The Last Sunday after the Epiphany
Series: Epiphany
Speaker: The Rev. Deborah Meister
Lent 2C; 21 February, 2016 Rev. Deborah Meister
Gen 15:1-12, 17-18; Ps 27
Phil 3:17-4:1; Luke 13:31-35
Good morning, St. Alban’s! And this is a good morning, because today we are celebrating the lives of four young people. Bella, Valerie, Foster, and Nathalie, you are moving out of childhood and onto the pathway to maturity. The Rite 13 ceremony is not a sacrament, but a rite of passage, a chance for you and for us to pause and to recognize what is happening in your lives: that you are changing, growing in independence, making more of your own decisions, facing bigger choices than you have had before. You are becoming teenagers, and if you believe your own hype, that means you are about to be irreverent, disrespectful, self-involved, glued to cellphones, pimply, smelly, funny, creative, snarky, temperamental, and difficult. And if that frightens you, even a bit, I can guarantee you it frightens your parents even more!
Do not listen to the hype. Listen, instead, to the voice of your God, who spoke through the prophet Jeremiah: “I have loved you with an everlasting love.” (Jer 31:3) When your friends treat you badly, when your classmates are mean, when people are pressuring you to do things which you believe are wrong, when you can’t figure out who you are or what you want to do with your life, hold onto this truth: God loves you, and always will. It doesn’t matter if you’re perfect. (You won’t be.) It doesn’t matter if you’re good-looking. (God sees your heart.) It doesn’t matter if your friends think you are cool. God loves you, even when you don’t love yourself. God sees what is good in you even when you cannot. God sees the promise in you, even when you cannot feel it. God gives his grace to you, not because you don’t need it, but because we all do.
Abraham began his encounter with God in a place of anxiety.

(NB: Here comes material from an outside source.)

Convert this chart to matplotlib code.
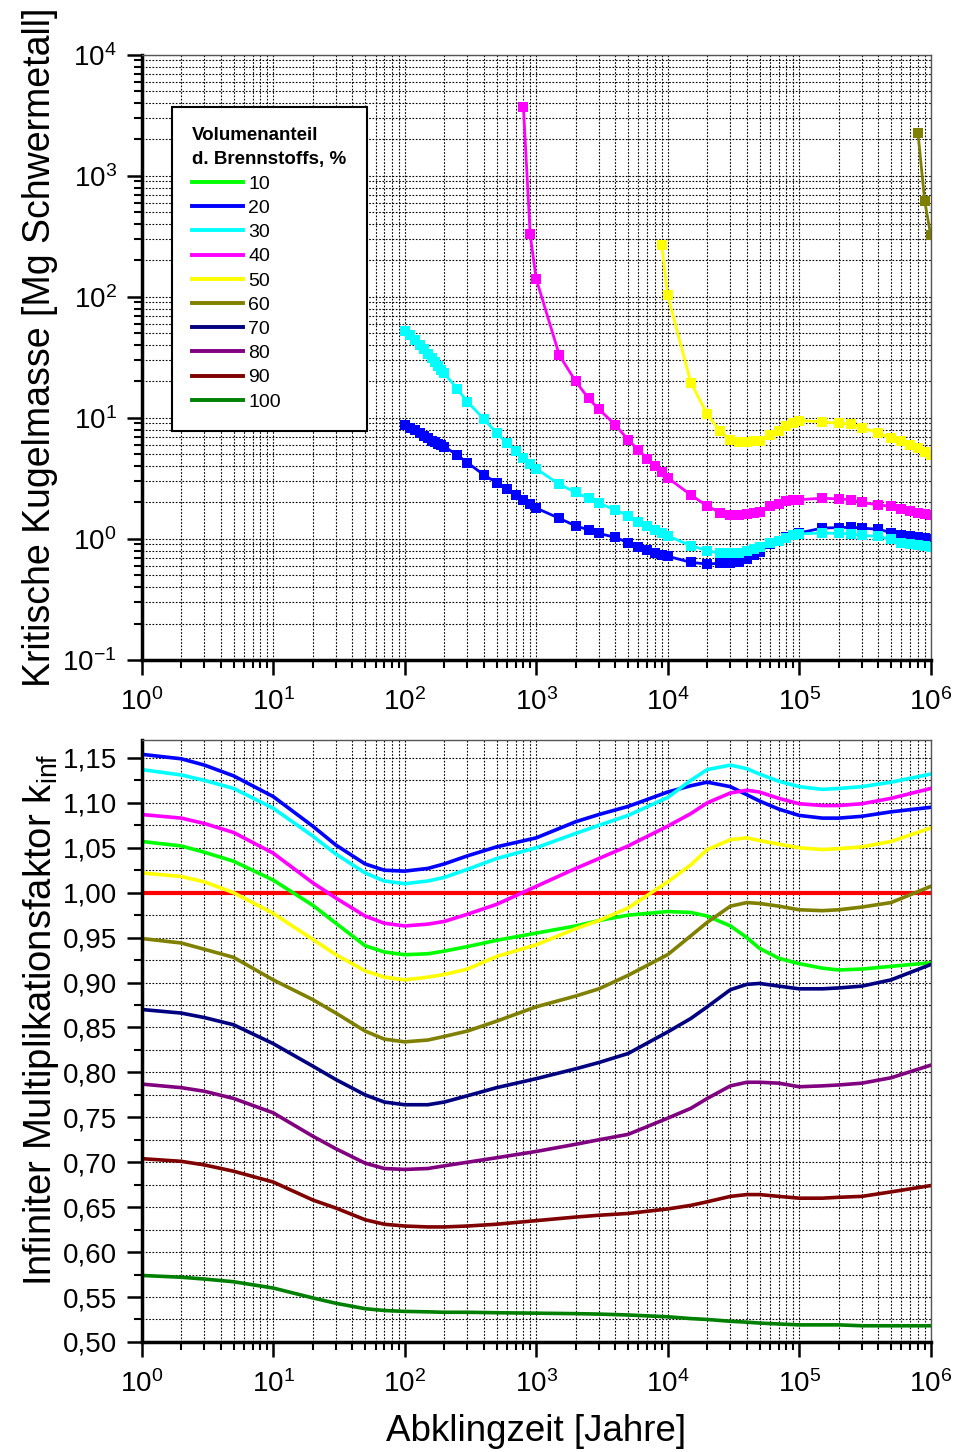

God comes to him and says, “Don’t be afraid, Abraham,” and the only reason to say that is if Abraham was, in fact, afraid. But God says, I am your shield, I will defend you, I will bring you where you need to be and make you the person you need to be to face whatever comes. But Abraham says, God, what is my life to me? I don’t even have a child. Let’s pause there for a moment. God promises Abraham heaven and earth, wealth and safety and peace, but all Abraham wants in his heart is son or a daughter. All Abraham wants, Bella, Foster, Valerie, Nathalie, is someone like you. Hold onto that, for the next few years. Hold onto it for the rest of your life. Abraham is the beloved of God: the one person out of all humanity God chose to call into relationship with God and become the father of the three great monotheistic religions. And the one desire of his heart was to have a child.
What does that tell you about what you are worth? What does it tell you about how you are loved? It’s easy, in adolescence, to focus on your imperfections: your hair, your skin, whether you’re good enough as an athlete or a student. But beneath all that, you are a person who is greatly loved. Even when you’re being snarky, even when your parents snap back at you, they wouldn’t trade you for the world. Remember that. (Remember that, parents!) God speaks to us through the prophet Jeremiah and says, “ I have loved you with an everlasting love.” (Jew 31:3)
And so God promises Abraham a child, and Abraham takes a whole bunch of livestock and cuts it in half, and he walks between the half of the heifer and the other half of the heifer, and between the half of the goat and the other half of the goat, and the half of the ram and the other half of the ram, and then he throws in some birds for good measure, and then falls asleep and when he wakes, he knows that God is real. And if you’re thinking, You gotta be kidding me, you ain’t alone! You couldn’t make this stuff up, because if you did, you’d do a better job!
This is one weird story. But it does ask an interesting question: how do you find God?
I’ll be honest with you: I don’t know what to do with all that livestock. My teachers taught me it was just what they did back then in ancient Mesopotamia. But in one way, it does make a kind of sense: livestock were valuable, and growth is costly. You don’t get to move from being a child to being a grown-up (a real one) by staying where it’s safe, laying nothing on the line, and keeping your nose clean. You grow by taking risks. Not stupid risks — not driving drunk, not taking drugs — but real ones: you grow by risking your heart.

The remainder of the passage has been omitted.